* _Problem details_
Extract the lines of the material below, beginning with the first and ending with the line that holds "80, 90, 100];". Skip every picture.

⟨

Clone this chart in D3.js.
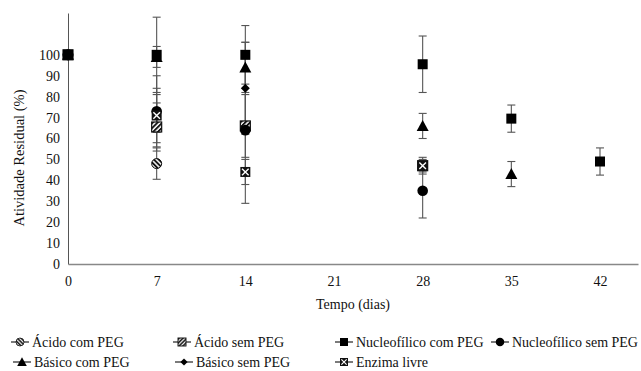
<!DOCTYPE html>
<html>
<head>
<meta charset="utf-8">
<script src="https://cdn.jsdelivr.net/npm/d3@7"></script>
<style>
  body { margin: 0; background: #fff; }
</style>
</head>
<body>
<svg id="chart" width="641" height="371"></svg>
<script>
var FONT = "'Liberation Serif', 'Times New Roman', Times, serif";

// days on the x axis
var days = [0, 7, 14, 21, 28, 35, 42];
var xTicks = [0, 7, 14, 21, 28, 35, 42];
var yTicks = [0, 10, 20, 30, 40, 50, 60, 70, 80, 90, 100];

// residual activity (%) per series, null = not measured
var acidoComPEG     = [100, 48,   null, null, null, null, null];
var acidoComPEGErr  = [0,   7.5,  null, null, null, null, null];
var acidoSemPEG     = [100, 65.5, 66,   null, 47,   null, null];
var acidoSemPEGErr  = [0,   11.5, 15,   null, 4,    null, null];
var nucComPEG       = [100, 100,  100,  null, 95.5, 69.5, 49];
var nucComPEGErr    = [0,   18,   14,   null, 13.5, 6.5,  6.5];
var nucSemPEG       = [100, 73,   64,   null, 35,   null, null];
var nucSemPEGErr    = [0,   17,   35,   null, 13,   null, null];
var basicoComPEG    = [100, 99,   94,   null, 66,   43,   null];
var basicoComPEGErr = [0,   5,    12,   null, 6,    6,    null];
var basicoSemPEG    = [100, 72,   84,   null, null, null, null];
var basicoSemPEGErr = [0,   9,    22,   null, null, null, null];
var enzimaLivre     = [100, 71,   44,   null, 47,   null, null];
var enzimaLivreErr  = [0,   13,   6,    null, 3,    null, null];

var series = [
  {name: "Ácido com PEG", values: acidoComPEG, err: acidoComPEGErr, shape: "hatchCircle"},
  {name: "Ácido sem PEG", values: acidoSemPEG, err: acidoSemPEGErr, shape: "hatchSquare"},
  {name: "Nucleofílico com PEG", values: nucComPEG, err: nucComPEGErr, shape: "square"},
  {name: "Nucleofílico sem PEG", values: nucSemPEG, err: nucSemPEGErr, shape: "circle"},
  {name: "Básico com PEG", values: basicoComPEG, err: basicoComPEGErr, shape: "triangle"},
  {name: "Básico sem PEG", values: basicoSemPEG, err: basicoSemPEGErr, shape: "diamond"},
  {name: "Enzima livre", values: enzimaLivre, err: enzimaLivreErr, shape: "xSquare"}
];
// marker stacking order (the black square sits on top in the picture)
var drawOrder = [0, 1, 3, 4, 5, 6, 2];

var svg = d3.select("#chart");

var x = d3.scaleLinear().domain([0, 45]).range([68, 638]);
var y = d3.scaleLinear().domain([0, 120]).range([264, 13]);

// hatch patterns
var defs = svg.append("defs");
function hatch(id, angle) {
  var p = defs.append("pattern")
      .attr("id", id)
      .attr("patternUnits", "userSpaceOnUse")
      .attr("width", 3.4)
      .attr("height", 3.4)
      .attr("patternTransform", "rotate(" + angle + ")");
  p.append("rect").attr("width", 3.4).attr("height", 3.4).attr("fill", "#fff");
  p.append("rect").attr("width", 1.9).attr("height", 3.4).attr("fill", "#111");
}
hatch("hatchA", -45);
hatch("hatchB", 45);

// axes
var yAxis = svg.append("g")
    .attr("transform", "translate(" + x(0) + ",0)")
    .call(d3.axisLeft(y).tickValues(yTicks).tickSize(0).tickPadding(8));
yAxis.select(".domain").attr("stroke", "#555").attr("stroke-width", 1);

var xAxis = svg.append("g")
    .attr("transform", "translate(0," + y(0) + ")")
    .call(d3.axisBottom(x).tickValues(xTicks).tickSize(0).tickPadding(12));
xAxis.select(".domain").attr("stroke", "#888").attr("stroke-width", 1.3);

svg.selectAll(".tick text")
    .attr("fill", "#111")
    .style("font-family", FONT)
    .style("font-size", "14px");

svg.append("text")
    .attr("x", 353).attr("y", 309)
    .attr("text-anchor", "middle")
    .style("font-family", FONT)
    .style("font-size", "14px")
    .attr("fill", "#111")
    .text("Tempo (dias)");

svg.append("text")
    .attr("transform", "translate(24," + 158 + ") rotate(-90)")
    .attr("text-anchor", "middle")
    .style("font-family", FONT)
    .style("font-size", "14.5px")
    .attr("fill", "#111")
    .text("Atividade Residual (%)");

// marker drawing
function drawMarker(g, shape) {
  if (shape === "square") {
    g.append("rect").attr("x", -5).attr("y", -5).attr("width", 10).attr("height", 10).attr("fill", "#000");
  } else if (shape === "circle") {
    g.append("circle").attr("r", 5.3).attr("fill", "#000");
  } else if (shape === "triangle") {
    g.append("path").attr("d", "M0,-6L6,5L-6,5Z").attr("fill", "#000");
  } else if (shape === "diamond") {
    g.append("path").attr("d", "M0,-4.5L4.5,0L0,4.5L-4.5,0Z").attr("fill", "#000");
  } else if (shape === "hatchCircle") {
    g.append("circle").attr("r", 5).attr("fill", "url(#hatchA)").attr("stroke", "#111").attr("stroke-width", 1);
  } else if (shape === "hatchSquare") {
    g.append("rect").attr("x", -5).attr("y", -5).attr("width", 10).attr("height", 10)
        .attr("fill", "url(#hatchB)").attr("stroke", "#111").attr("stroke-width", 1.2);
  } else if (shape === "xSquare") {
    g.append("rect").attr("x", -5).attr("y", -5).attr("width", 10).attr("height", 10).attr("fill", "#111");
    g.append("path").attr("d", "M-3.3,-3.3L3.3,3.3M3.3,-3.3L-3.3,3.3")
        .attr("stroke", "#fff").attr("stroke-width", 1.4);
  }
}

// error bars first, then markers
var plot = svg.append("g");
series.forEach(function(s) {
  days.forEach(function(d, i) {
    var v = s.values[i];
    if (v === null || !s.err[i]) return;
    var e = s.err[i];
    var g = plot.append("g").attr("stroke", "#555").attr("stroke-width", 1.1);
    g.append("line").attr("x1", x(d)).attr("x2", x(d)).attr("y1", y(v - e)).attr("y2", y(v + e));
    g.append("line").attr("x1", x(d) - 4).attr("x2", x(d) + 4).attr("y1", y(v - e)).attr("y2", y(v - e));
    g.append("line").attr("x1", x(d) - 4).attr("x2", x(d) + 4).attr("y1", y(v + e)).attr("y2", y(v + e));
  });
});

drawOrder.forEach(function(k) {
  var s = series[k];
  days.forEach(function(d, i) {
    var v = s.values[i];
    if (v === null) return;
    var g = plot.append("g").attr("transform", "translate(" + x(d) + "," + y(v) + ")");
    drawMarker(g, s.shape);
  });
});

// legend
var legendPos = [
  [20, 342], [182, 342], [344, 342], [500, 342],
  [22, 362], [184, 362], [344, 362]
];
series.forEach(function(s, i) {
  var lg = svg.append("g").attr("transform", "translate(" + legendPos[i][0] + "," + legendPos[i][1] + ")");
  lg.append("line").attr("x1", -9).attr("x2", 9).attr("stroke", "#222").attr("stroke-width", 1.2);
  var m = lg.append("g").attr("transform", "scale(0.8)");
  drawMarker(m, s.shape);
  lg.append("text")
      .attr("x", 12).attr("y", 4.5)
      .style("font-family", FONT)
      .style("font-size", "14px")
      .attr("fill", "#111")
      .text(s.name);
});
</script>
</body>
</html>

⟩

* _Result for this task_
Clone this chart in D3.js.
<!DOCTYPE html>
<html>
<head>
<meta charset="utf-8">
<script src="https://cdn.jsdelivr.net/npm/d3@7"></script>
<style>
  body { margin: 0; background: #fff; }
</style>
</head>
<body>
<svg id="chart" width="641" height="371"></svg>
<script>
var FONT = "'Liberation Serif', 'Times New Roman', Times, serif";

// days on the x axis
var days = [0, 7, 14, 21, 28, 35, 42];
var xTicks = [0, 7, 14, 21, 28, 35, 42];
var yTicks = [0, 10, 20, 30, 40, 50, 60, 70, 80, 90, 100];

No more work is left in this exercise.